Additionally, @smcgivern, is there a way of having sidekiq not executing a given queue?
I would like to be able of keep the best effort sidekiq fleet without running the queues that have specific workers, but I'm not sure if the application is capable of this.
Thanks @pcarranza. These are all definitely worth thinking about.
Additionally, @smcgivern, is there a way of having sidekiq not executing a given queue?
It can only execute a specific set of queues, but I take it you want the inverse? (--except queue1,queue2 or whatever.)
Is there an issue to add sidekiq metrics now that we are starting to use Prometheus metrics in the application?
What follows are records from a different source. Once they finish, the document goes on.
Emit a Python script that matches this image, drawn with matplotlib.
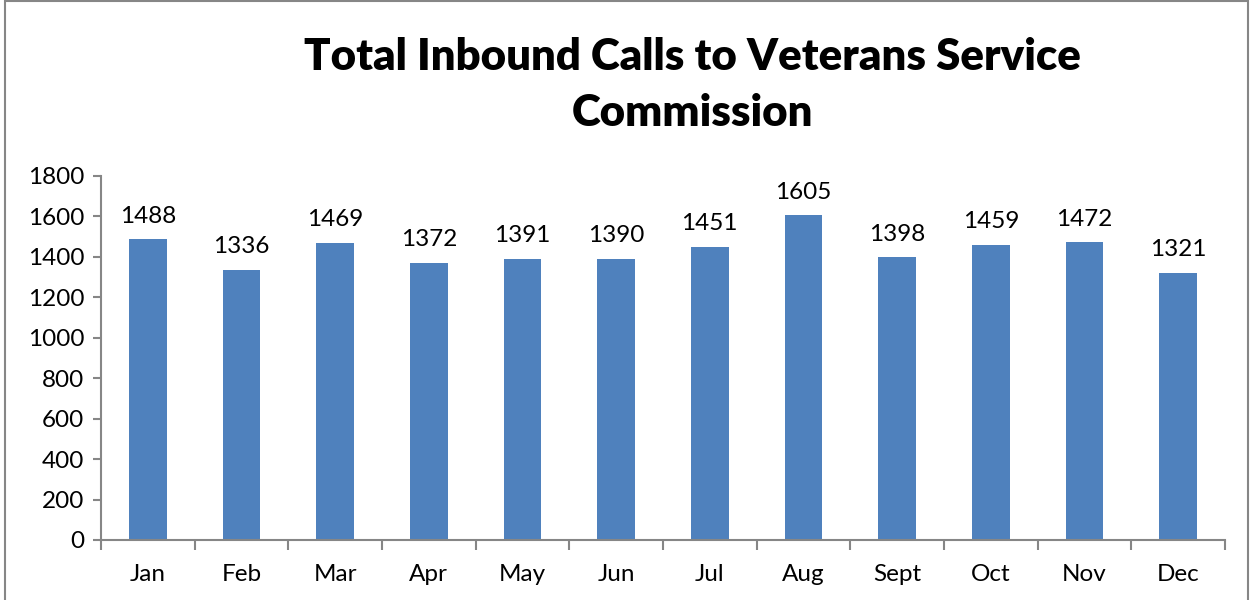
import matplotlib.pyplot as plt
from matplotlib.patches import Rectangle
import numpy as np

plt.rcParams['font.family'] = ['Lato', 'DejaVu Sans']

months = ["Jan", "Feb", "Mar", "Apr", "May", "Jun",
          "Jul", "Aug", "Sept", "Oct", "Nov", "Dec"]
calls = [1488, 1336, 1469, 1372, 1391, 1390, 1451, 1605, 1398, 1459, 1472, 1321]
y_ticks = [0, 200, 400, 600, 800, 1000, 1200, 1400, 1600, 1800]

bar_color = "#4F81BD"
axis_color = "#868686"

fig = plt.figure(figsize=(12.53, 6), dpi=100)
ax = fig.add_axes([0.0806, 0.1, 0.897, 0.6067])

x = np.arange(len(months))
ax.bar(x, calls, width=0.4, color=bar_color, zorder=2)

for xi, v in zip(x, calls):
    ax.annotate(str(v), (xi, v), xytext=(0, 9), textcoords="offset points",
                ha="center", va="bottom", fontsize=17.5)

ax.set_xlim(-0.5, len(months) - 0.5)
ax.set_ylim(0, 1800)
ax.set_yticks(y_ticks)
ax.set_yticklabels([str(t) for t in y_ticks], fontsize=17.5)

# month labels centred, tick marks between categories
ax.set_xticks(x)
ax.set_xticklabels(months, fontsize=17.5)
ax.tick_params(axis="x", length=0, pad=17)
ax.set_xticks(np.arange(-0.5, len(months)), minor=True)
ax.tick_params(axis="x", which="minor", length=7, width=1.5, color=axis_color, direction="out")
ax.tick_params(axis="y", length=6, width=1.5, color=axis_color, direction="out", pad=6)

for s in ["top", "right"]:
    ax.spines[s].set_visible(False)
for s in ["left", "bottom"]:
    ax.spines[s].set_color(axis_color)
    ax.spines[s].set_linewidth(1.5)

fig.text(0.553, 0.905, "Total Inbound Calls to Veterans Service", ha="center", va="center",
         fontsize=31.5, fontweight="heavy")
fig.text(0.553, 0.812, "Commission", ha="center", va="center",
         fontsize=31.5, fontweight="heavy")

# outer chart border
fig.patches.append(Rectangle((0.004, -0.01), 0.992, 1.008, transform=fig.transFigure,
                             fill=False, edgecolor=axis_color, linewidth=1.5))

fig.savefig("out.png", dpi=100)
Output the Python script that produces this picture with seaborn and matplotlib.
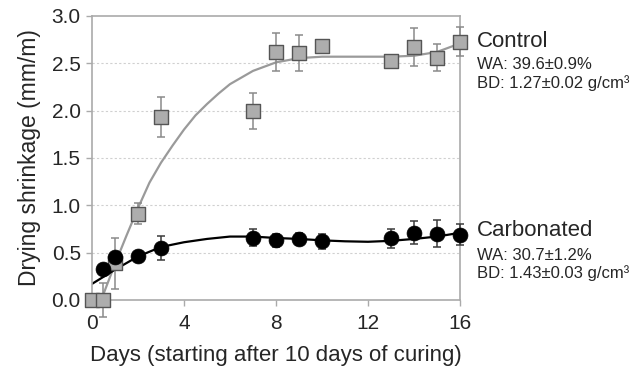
import numpy as np
import pandas as pd
import matplotlib
matplotlib.use("Agg")
import matplotlib.pyplot as plt
import seaborn as sns

# measured points
control_days = [0, 0.5, 1, 2, 3, 7, 8, 9, 10, 13, 14, 15, 16]
control_val = [0.0, 0.0, 0.39, 0.91, 1.93, 2.0, 2.62, 2.61, 2.68, 2.52, 2.67, 2.56, 2.73]
control_err = [0.0, 0.18, 0.27, 0.11, 0.21, 0.19, 0.2, 0.19, 0.04, 0.03, 0.2, 0.14, 0.15]

carb_days = [0.5, 1, 2, 3, 7, 8, 9, 10, 13, 14, 15, 16]
carb_val = [0.33, 0.45, 0.47, 0.55, 0.66, 0.63, 0.645, 0.62, 0.65, 0.71, 0.70, 0.69]
carb_err = [0.0, 0.0, 0.0, 0.13, 0.09, 0.07, 0.06, 0.08, 0.1, 0.12, 0.14, 0.11]

# trend lines
control_fit_x = [0.4, 1, 1.5, 2, 2.5, 3, 3.5, 4, 4.5, 5, 5.5, 6, 7, 8, 9, 10, 11, 12, 13, 14, 15, 16]
control_fit_y = [0.0, 0.38, 0.68, 0.97, 1.24, 1.45, 1.63, 1.80, 1.95, 2.07, 2.18, 2.28, 2.42, 2.51, 2.555, 2.57, 2.57, 2.57, 2.57, 2.58, 2.62, 2.71]

carb_fit_x = [0, 1, 2, 3, 4, 5, 6, 7, 8, 9, 10, 11, 12, 13, 14, 15, 16]
carb_fit_y = [0.17, 0.32, 0.46, 0.56, 0.61, 0.645, 0.67, 0.67, 0.655, 0.645, 0.63, 0.62, 0.615, 0.625, 0.645, 0.67, 0.71]

labels = ["Control", "Carbonated"]
info = [["WA: 39.6\u00b10.9%", "BD: 1.27\u00b10.02 g/cm\u00b3"],
        ["WA: 30.7\u00b11.2%", "BD: 1.43\u00b10.03 g/cm\u00b3"]]

sns.set_theme(style="ticks")
plt.rcParams['font.family'] = ['Liberation Sans', 'DejaVu Sans']

fig = plt.figure(figsize=(6.33, 3.70), dpi=100)
ax = fig.add_axes([0.1453, 0.1892, 0.5814, 0.7676])

pts = pd.concat([
    pd.DataFrame({"day": control_days, "val": control_val, "err": control_err, "grp": "Control"}),
    pd.DataFrame({"day": carb_days, "val": carb_val, "err": carb_err, "grp": "Carbonated"}),
])
fits = pd.concat([
    pd.DataFrame({"day": control_fit_x, "val": control_fit_y, "grp": "Control"}),
    pd.DataFrame({"day": carb_fit_x, "val": carb_fit_y, "grp": "Carbonated"}),
])

line_col = {"Control": "#9a9a9a", "Carbonated": "#000000"}
err_col = {"Control": "#8a8a8a", "Carbonated": "#3a3a3a"}

sns.lineplot(data=fits, x="day", y="val", hue="grp", palette=line_col,
             linewidth=1.6, legend=False, ax=ax, sort=False, zorder=2)

for g, d in pts.groupby("grp"):
    ax.errorbar(d["day"], d["val"], yerr=d["err"], fmt="none", ecolor=err_col[g],
                elinewidth=1.1, capsize=3, capthick=1.1, zorder=3, clip_on=False)

c = pts[pts.grp == "Control"]
sns.scatterplot(data=c, x="day", y="val", marker="s", s=95, color="#adadad",
                edgecolor="#555555", linewidth=1.0, ax=ax, zorder=4, clip_on=False)
b = pts[pts.grp == "Carbonated"]
sns.scatterplot(data=b, x="day", y="val", marker="o", s=115, color="#000000",
                edgecolor="#000000", linewidth=0.5, ax=ax, zorder=5, clip_on=False)

ax.set_xlim(0, 16)
ax.set_ylim(0, 3.0)
ax.set_xticks([0, 4, 8, 12, 16])
ax.set_yticks(np.arange(0, 3.01, 0.5))
ax.set_yticklabels([f"{v:.1f}" for v in np.arange(0, 3.01, 0.5)])
ax.tick_params(labelsize=15, length=4, color="#aaaaaa", width=1, pad=4)
ax.tick_params(axis="x", pad=6)
for y in [0.5, 1.0, 1.5, 2.0, 2.5]:
    ax.axhline(y, color="#d0d0d0", linestyle=(0, (2, 2)), linewidth=0.8, zorder=0)
for s in ax.spines.values():
    s.set_visible(True)
    s.set_color("#aaaaaa")
    s.set_linewidth(1.2)

ax.set_xlabel("Days (starting after 10 days of curing)", fontsize=16, labelpad=9)
ax.set_ylabel("Drying shrinkage (mm/m)", fontsize=16.5, labelpad=8)

# labels on the right
tx = 477 / 633
ax.text(tx, 1 - 41.7 / 370, labels[0], transform=fig.transFigure, fontsize=16, va="center")
ax.text(tx, 1 - 64.5 / 370, info[0][0], transform=fig.transFigure, fontsize=12, va="center")
ax.text(tx, 1 - 83.5 / 370, info[0][1], transform=fig.transFigure, fontsize=12, va="center")
ax.text(tx, 1 - 230.7 / 370, labels[1], transform=fig.transFigure, fontsize=16, va="center")
ax.text(tx, 1 - 255 / 370, info[1][0], transform=fig.transFigure, fontsize=12, va="center")
ax.text(tx, 1 - 273.5 / 370, info[1][1], transform=fig.transFigure, fontsize=12, va="center")

fig.savefig("out.png", dpi=100)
Can we have metrics such as execution time in buckets per queue, the number of processed jobs per queue and the number of inserted jobs per queue?
That's exactly right, all the metrics we have is what is enqueued. When it's working perfectly fine nothing is enqueued. It's like measuring the space left on a wall instead of the size of a frame, it's indirect.
That's why I would like to have direct metrics on sidekiq jobs execution, to see direct metrics of how is it behaving, instead of the remaining load left to process.
Correct, I want to exclude execution of the queues that have specific workers for them as a second step.
@pcarranza at the moment, how are you planning to implement https://gitlab.com/gitlab-com/infrastructure/issues/1945? Is it by passing a single group of queues to bin/sidekiq-cluster, dependent on the host? And then you'd have another host (or set of hosts) which do 'everything else'?
I think we could implement an option to do what you want by parsing our sidekiq_queues.yml, and sending all of those excluding the ones passed to the native Sidekiq CLI (as our sidekiq-cluster script is a wrapper around that anyway).
I also wonder if we should define these groups of queues in the application itself, or would you like to be able to tweak them initially? I'm thinking about the case where we add a new queue which needs to be treated the same as an existing queue, for instance.
Is it by passing a single group of queues to bin/sidekiq-cluster, dependent on the host? And then you'd have another host (or set of hosts) which do 'everything else'?
Yes, that's basically the idea, but the "everything else" is actually everything.
What we are doing is have a set of nodes for pure sidekiq, and sidekiq-cluster in a different set of nodes where we control what queues are realtime.
or would you like to be able to tweak them initially?
They change a lot from deployment to deployment, so I rather keep the control of the queues.